Foto: Cartel

Una tarde en que la profesora impartía su clase de inglés, nos dijo de forma sorpresiva: “Los invito a conocer la casa de Frank y Josué País”. Por supuesto, fuimos todos los estudiantes del segundo año de Periodismo, de la Universidad de Oriente.

Nos recibió doña Rosario, la madre de Frank y Josué. No me atreví a preguntarle nada. En su cara reflejaba la misma mirada y serenidad que había observado en las fotos de la prensa de la época cuando marchó
por las calles santiagueras, frente al inmenso mar de personas que la acompañó a enterrar a Frank en el cementerio Santa Ifigenia.

En aquella casa estaban el piano, muebles, fotos y todo lo que tocaron las manos de los País. A mis 22 años, aquella visita me impactó y obligó a recorrer algunos sitios que resguardan la historia de la Ciudad Héroe de Cuba y de toda una nación: La granjita Siboney –todo en su sitio– en medio de un ambiente que propicia imaginar cómo sería la noche precedente al ataque de los cuarteles Moncada y Carlos Manuel de Céspedes.

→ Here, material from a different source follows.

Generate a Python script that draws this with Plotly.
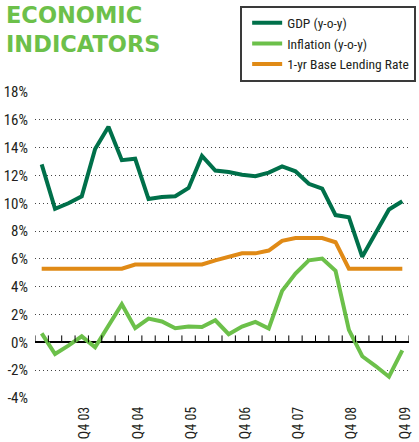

La escritura del poema de Raúl Gómez García…

Caminé por la terminal de trenes, mientras miraba a los pasajeros para evocar la mirada de Haydée Santa María y de algunos de los jóvenes del Centenario a una ciudad desconocida. Recorrí el antiguo cuartel
convertido en Ciudad Escolar con sus huellas de disparos en la fachada y observé las fotos de los revolucionarios asesinados.

Nunca olvidaré la mirada en la fotografía de José Luis Tassende. Mucho menos la estancia en el antiguo hospital Saturnino Lora, convertido en museo, que forma parte de un conjunto monumentario en la avenida Garzón. Tenía tres años cuando aquellos jóvenes se habían comprometido con el Apóstol en cambiar el futuro de su Patria.

Por supuesto, en el camino de mi vida no pensaba conocer a protagonistas de esa época y menos conversar con algunos. 

Cuando tuve frente a mí a doña Rosario me puse nerviosa. Igual me sucedió cuando, años después, conversé con Vilma Espín.

Verla tan calmada, pensaba: Y esta mujer le manejó a Frank, qué valor, qué ecuanimidad. Nunca me atreví a decirle que yo leía todo lo posible de su vida guerrillera.

Viví en Santiago y recorrí todas sus calles. Conocí sus gentes y comprendí por qué las puertas no se cerraban para que cualquier combatiente fuera resguardado. No sé si conservan aún aquella valla que decía:
Santiago de Cuba, rebelde ayer, heroica hoy, hospitalaria siempre.